DENIAL OF PRIESTHOOD


Brigham Young’s definitive stance on the cursed state of the Black man, a condition caused by the crime of one man, Cain, who murdered his brother, Abel, denying him the right to posterity and its reception of Priesthood blessings in mortality:

"Any man having one drop of the seed of [Cain] ... in him cannot hold the priesthood and if NO OTHER PROPHET ever spake it before I will say it now in the name of Jesus Christ I know it is true and others know it” (Address to the territorial legislature, 16 January, 1852, recorded in Wilford Woodruff s journal of that date).

Brigham explains the timing of the end of the curse:

"When all the other children of Adam have had the privilege of receiving the Priesthood.... it will be time enough to remove the curse from Cain and his posterity"(Journal of Discourses, 2:142-43, 3 Dec. 1854).

"Until the last ones of the residue of Adam's children are brought up to that favourable position, the children of Cain cannot receive the first ordinances of the Priesthood" (Ibid., 7:290-91, 9 Oct. 1859)

"When all the rest of the children have received their blessings in the Holy Priesthood, then that curse will be removed from the seed of Cain" (Ibid., 11:272, 19 Aug. 1866).

Brigham gets more specific on the timing:

"When all the other children of Adam have the privilege of receiving the Priesthood, and of coming into the kingdom of God, and of being redeemed from the four quarters of the earth, and have received their resurrection from the dead, then it will be time enough to remove the curse from Cain and his posterity” (Journal of Discourses, 2:142-43, 3 Dec. 1854).

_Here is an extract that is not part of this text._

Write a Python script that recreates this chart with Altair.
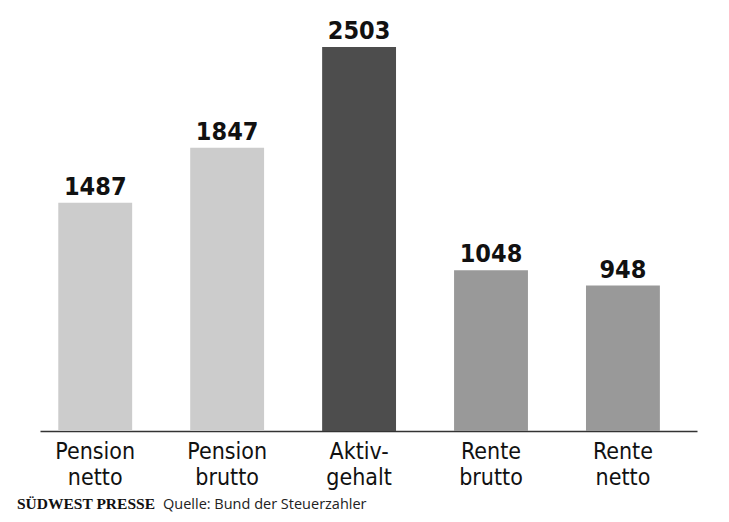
import altair as alt
import pandas as pd

categories = ["Pension netto", "Pension brutto", "Aktiv- gehalt", "Rente brutto", "Rente netto"]
values = [1487, 1847, 2503, 1048, 948]
colors = ["#cccccc", "#cccccc", "#4d4d4d", "#999999", "#999999"]

df = pd.DataFrame({"cat": categories, "val": values, "col": colors})

FONT = "DejaVu Sans Condensed"

x = alt.X("cat:N", sort=categories, title=None,
          scale=alt.Scale(paddingInner=0.44, paddingOuter=0.21, align=0.33),
          axis=alt.Axis(labelAngle=0, ticks=False, domainColor="#333333", domainWidth=1.5,
                        labelExpr="split(datum.label, ' ')", labelFont=FONT, labelFontSize=23,
                        labelColor="#111111", labelLineHeight=26, labelPadding=9,
                        labelBaseline="top"))
y = alt.Y("val:Q", scale=alt.Scale(domain=[0, 2503], nice=False, zero=True), axis=None)

bars = alt.Chart(df).mark_bar().encode(x=x, y=y, color=alt.Color("col:N", scale=None))
labels = alt.Chart(df).mark_text(baseline="bottom", dy=-3, font=FONT, fontSize=25,
                                 fontWeight="bold", color="#111111").encode(
    x=alt.X("cat:N", sort=categories), y="val:Q", text="val:Q")

foot = pd.DataFrame({"a": ["SÜDWEST PRESSE"], "b": ["Quelle: Bund der Steuerzahler"]})
f1 = alt.Chart(foot).mark_text(align="left", baseline="alphabetic", font="Liberation Serif",
                               fontSize=15.5, fontWeight="bold", color="#111111").encode(
    x=alt.value(-23), y=alt.value(462), text="a:N")
f2 = alt.Chart(foot).mark_text(align="left", baseline="alphabetic", font="Open Sans",
                               fontSize=14.5, color="#222222").encode(
    x=alt.value(123), y=alt.value(462), text="b:N")

chart = alt.layer(bars, labels, f1, f2).properties(
    width=657, height=384,
    autosize=alt.AutoSizeParams(type="none"),
    padding={"left": 32, "top": 39, "right": 24, "bottom": 83},
).configure_view(stroke=None)

chart.save("out.html", embed_options={"renderer": "svg", "actions": False})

George Q. Cannon, counselor to Brigham, claimed that Joseph Smith had taught that the Priesthood must be safeguarded against interracial marriage:

"…That the seed of Cain could not receive the priesthood nor act in any offices of the priesthood until the seed of Abel should come forward and take precedence over Cain's offspring; and that any white man who mingled his seed with that of Cain should be killed, and thus prevent any of the seed of Cain coming in possession of the priesthood” (Council minutes, 22 Aug. 1895, Bennion [or GAS] papers).

Cannon later admitted:

"he understood that the Prophet had said (the above)...." (Council minutes, 11 Mar. 1900, Bennion [or GAS] papers).

In all likelihood, Cannon heard it from Brigham Young. Brigham is on record as saying (bad spelling is original):

“Where the children of God to mingle there seed with the seed of Cain it would not only bring the curse of being deprived of the power of the preisthood upon themselves but they entail it upon their children after them, and they cannot get rid of it. If a man in an ungaurded moment should commit such a transgression, if he would walk up and say cut off my head, and kill man woman and child it would do a great deal towards atoneing for the sin. Would this be to curse them? no it would be a blessing to them. -- it would do them good that they might be saved with their Bren. A man would shuder should they here us take about killing folk, but it is one of the greatest blessings to some to kill them, allthough the true principles of it are not understood” (Brigham Young Addresses, Ms d 1234, Box 48, folder 3, dated Feb. 5, 1852, located in the LDS Church Historical Department, Salt Lake City, Utah).

The Church under Brigham Young didn’t think too highly of the “seed of Cain,” describing them as:

"… uncouth, uncomely, disagreeable in their habits, wild, and seemingly deprived of nearly all the blessings of the intelligence that is bestowed upon mankind" (Journal of Discourses, 7:290-91 [9 Oct. 1859]).

"… blood-thirsty… pitiless… stranger to mercy when fully aroused… now seemingly tame and almost imbecile." (Millennial Star, editorial, 27 [28 Oct. 1865]: 682-83)

"… the lowest in intelligence and the most barbarous of all the children of men. The race whose intellect is the least developed, whose advancement has been the slowest, who appear to be the least capable of improvement of all people. The hand of the Lord appears to be heavy upon them, dwarfing them by the side of their fellow men in every thing good and great… (The black man) looks as though he had been put in an oven and burnt to a cinder before he was properly finished making." ("From Caucasian to Negro," Juvenile Instructor, 3 [1868]: 142).

President John Taylor, in perhaps the most brazen statement ever offered by one of God’s servants, offered his thoughts on why the black race was created:

"… because it was necessary that the devil should have a representation upon the earth as well as God....” (Journal of Discourses, 22:302, 28 Aug. 1881; 23:336, 29 Oct. 1882).